A snub by any other actor might have caused trouble. But the Academy of Motion Picture Arts and Sciences remembers the night Marlon Brando rejected his Oscar with admiration -- for his spectacularly theatrical gesture.
"It was a show stopper," recalls Bruce Davis, executive director of the academy, of the 1973 ceremony when Brando sent in his place Sacheen Littlefeather, an actress in full Native American regalia, to read a political statement.
Brando won the best actor Oscar for playing Vito Corleone in "The Godfather," and Davis chalks up the gesture to the "climate of the times." Two years earlier, George C. Scott was a no-show after winning for "Patton," decrying competition among actors.

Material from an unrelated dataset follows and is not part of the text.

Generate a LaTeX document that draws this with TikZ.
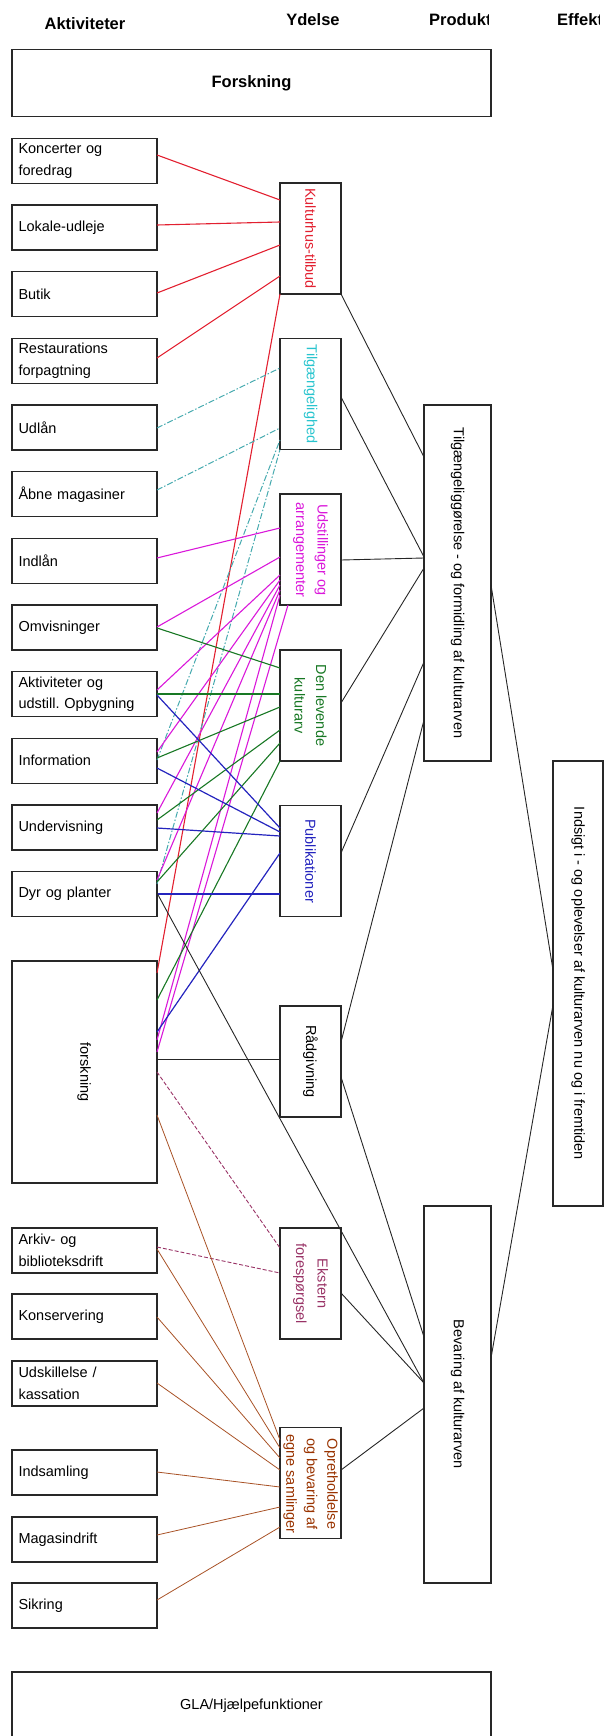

Brando accepted his previous best actor Oscar with gratitude for playing Terry Malloy in 1954's best picture winner, "On the Waterfront." He even applied to the academy to replace it after it was stolen.
Davis says Brando had been in the business a long time, "knew how things were done," when he rejected his "Godfather" Oscar and had previously negotiated the appearance of the actress (whose given name was Maria Cruz) with the producer. Contrary to popular belief, Brando neither picked up his Oscar, nor was it kept in a special place, Davis says. Although many have asked, he says, "There is no Brando Oscar."
On the whole, academy members were more impressed than put off by the performance and the next year nominated Brando again for his role in "Last Tango in Paris."
"The academy doesn't hate someone for doing something wildly theatrical during the Oscar show," Davis says. "It was a great moment in the history of the show, a wonderful, off-the-wall thing that everybody thinks and talks about for the next quarter of a century."